By: Nicole Pham-Quan
The discourse around urban greenspaces and its delivered benefits are often centered around municipal parks and gardens, which are constituted as formal greenspaces. However, the preservation of informal greenspaces (IGS) must be included in urban greening strategies for their ecological, social, and equity-enhancing sustainability gains.
Sikorska et al. define IGS as unmanaged land that is not formally included in cities’ spatial planning documents. The most common examples of urban IGS are vacant lots, street or railway verges, brownfields, and powerline corridors.
Despite the fact that IGS account for a significant proportion of accessible urban greenspace, there is limited research on the percentage of IGS in municipalities in Ontario. According to their analysis of greenspaces in Brisbane, Australia and Sapporo, Japan, Rupprecht and Byrne found that IGS account for 14% of accessible urban greenspace in both cities.
Informal greenspaces deliver similar ecological benefits as formal greenspaces, such as cooling ambient temperatures, intercepting urban stormwater, and serving as a habitat for wildlife. However, IGS are distinct from formal greenspaces as they do not require the financial demands of maintenance. Rupprecht and Byrne found that IGS are effective in meeting the recreational demands of urban residents. Some scholars suggest that some residents prefer IGS to formal greenspaces because whereas formal greenspaces often embody cultural politics and promote certain activities, IGS allow residents the freedom to participate in recreational activities without supervision and cultural pressures. In some IGS in Sapporo and Brisbane, residents have started community gardens, which provide a local source of food and empower residents as creators, designers, managers, and users of IGS.

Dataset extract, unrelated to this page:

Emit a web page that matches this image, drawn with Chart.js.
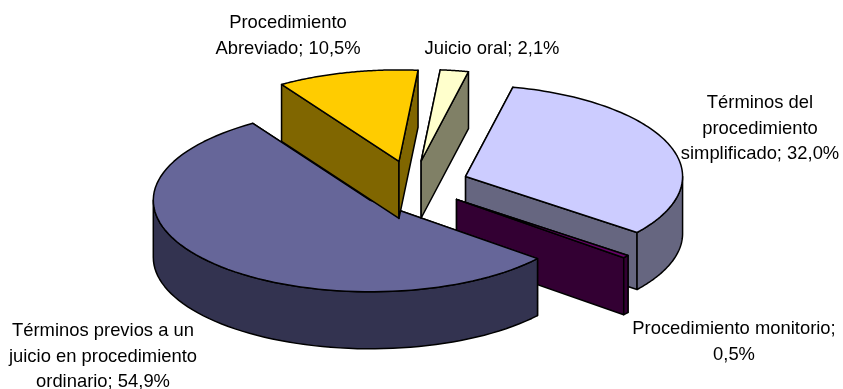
<!DOCTYPE html>
<html>
<head>
<meta charset="utf-8">
<style>
  html, body { margin: 0; padding: 0; background: #fff; }
  #wrap { width: 843px; height: 389px; }
</style>
</head>
<body>
<div id="wrap"><canvas id="grafico" width="843" height="389"></canvas></div>
<script src="https://cdn.jsdelivr.net/npm/chart.js@4"></script>
<script>
// datos
const categorias = [
  "Términos del procedimiento simplificado",
  "Procedimiento monitorio",
  "Términos previos a un juicio en procedimiento ordinario",
  "Procedimiento Abreviado",
  "Juicio oral",
];
const valores = [32.0, 0.5, 54.9, 10.5, 2.1];
const etiquetas = [
  ["Términos del", "procedimiento", "simplificado; 32,0%"],
  ["Procedimiento monitorio;", "0,5%"],
  ["Términos previos a un", "juicio en procedimiento", "ordinario; 54,9%"],
  ["Procedimiento", "Abreviado; 10,5%"],
  ["Juicio oral; 2,1%"],
];

// estilo
const coloresTapa = ["#ccccff", "#660066", "#666699", "#ffcc00", "#ffffcc"];
const coloresLado = ["#666680", "#330033", "#333350", "#806600", "#808066"];
const posEtiquetas = [[760, 103], [734, 329], [103, 331], [288, 23], [492, 49]];
const ordenDibujo = [0, 1, 2, 3, 4];

// geometria del "3D"
const CX = 412.5, CY = 184.5, RX = 217, RY = 91.5, ALTO = 57, EXPLOSION = 0.26;
const ALTO_LINEA = 25.7;

function dibujarPorcion(ctx, arc, i) {
  const { x, y, startAngle, endAngle, outerRadius } = arc;
  const mid = (startAngle + endAngle) / 2;
  const ax = CX + Math.cos(mid) * EXPLOSION * RX;
  const ay = CY + Math.sin(mid) * EXPLOSION * RY;
  const pt = (a, dy = 0) => [ax + Math.cos(a) * RX, ay + Math.sin(a) * RY + dy];

  ctx.save();
  ctx.lineWidth = 1.5;
  ctx.lineJoin = "round";
  ctx.strokeStyle = "#000";
  ctx.fillStyle = coloresLado[i];

  // lados de corte
  [startAngle, endAngle].forEach((a) => {
    const p = pt(a);
    ctx.beginPath();
    ctx.moveTo(ax, ay);
    ctx.lineTo(p[0], p[1]);
    ctx.lineTo(p[0], p[1] + ALTO);
    ctx.lineTo(ax, ay + ALTO);
    ctx.closePath();
    ctx.fill();
    ctx.stroke();
  });

  // pared exterior, solo la parte que mira al frente (angulos 0..PI en canvas)
  for (let k = -1; k <= 1; k++) {
    const desde = Math.max(startAngle, k * 2 * Math.PI);
    const hasta = Math.min(endAngle, k * 2 * Math.PI + Math.PI);
    if (hasta <= desde) continue;
    ctx.beginPath();
    for (let n = 0; n <= 60; n++) {
      const p = pt(desde + ((hasta - desde) * n) / 60);
      n ? ctx.lineTo(p[0], p[1]) : ctx.moveTo(p[0], p[1]);
    }
    for (let n = 60; n >= 0; n--) {
      const p = pt(desde + ((hasta - desde) * n) / 60, ALTO);
      ctx.lineTo(p[0], p[1]);
    }
    ctx.closePath();
    ctx.fill();
    ctx.stroke();
  }

  // tapa: la dibuja el propio ArcElement con el contexto aplastado
  const sx = RX / outerRadius, sy = RY / outerRadius;
  ctx.save();
  ctx.translate(ax, ay);
  ctx.scale(sx, sy);
  ctx.translate(-x, -y);
  arc.draw(ctx);
  ctx.restore();

  // contorno de la tapa con grosor uniforme
  ctx.beginPath();
  ctx.moveTo(ax, ay);
  for (let n = 0; n <= 80; n++) {
    const p = pt(startAngle + ((endAngle - startAngle) * n) / 80);
    ctx.lineTo(p[0], p[1]);
  }
  ctx.closePath();
  ctx.stroke();
  ctx.restore();
}

const pastel3d = {
  id: "pastel3d",
  beforeDatasetsDraw(chart) {
    const ctx = chart.ctx;
    const arcos = chart.getDatasetMeta(0).data;
    ordenDibujo.forEach((i) => dibujarPorcion(ctx, arcos[i], i));

    ctx.save();
    ctx.fillStyle = "#000";
    ctx.font = '18.4px "Liberation Sans", Arial, sans-serif';
    ctx.textAlign = "center";
    ctx.textBaseline = "middle";
    etiquetas.forEach((lineas, i) => {
      lineas.forEach((t, j) => {
        ctx.fillText(t, posEtiquetas[i][0], posEtiquetas[i][1] + j * ALTO_LINEA);
      });
    });
    ctx.restore();
    return false;
  },
};

new Chart(document.getElementById("grafico"), {
  type: "pie",
  data: {
    labels: categorias,
    datasets: [
      {
        data: valores,
        backgroundColor: coloresTapa,
        borderWidth: 0,
      },
    ],
  },
  options: {
    responsive: false,
    animation: false,
    rotation: 12.6,
    layout: { padding: 0 },
    plugins: { legend: { display: false }, tooltip: { enabled: false } },
  },
  plugins: [pastel3d],
});
</script>
</body>
</html>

In addition to socio-ecological benefits, IGS also deliver the sustainability gains of ensuring marginalized communities have equitable access to greenspaces. According to their analysis on IGS in Warsaw and Łódź, Sikorska et al. found that IGS provide exposure to nature and space for recreation to vulnerable groups of residents, such as children and the elderly. Rupprecht and Bryne posit that IGS are an important tool for urban planning to resist environmental gentrification. Environmental gentrification occurs when there is investment or development of formal greenspace (i.e., a park), which makes the surrounding area more desirable for investors and residents, inflates housing prices, and results in the displacement of marginalized residents. In municipalities where disadvantaged communities already have lower levels of service provision and less access to formal greenspaces, the preservation of IGS is critical to resist environmental gentrification and ensure equitable greenspace access.
While scholars are beginning to recognize the socio-ecological value of IGS, the most important sustainability gains can be delivered once urban planners recognize the importance of IGS and make decisions to preserve them.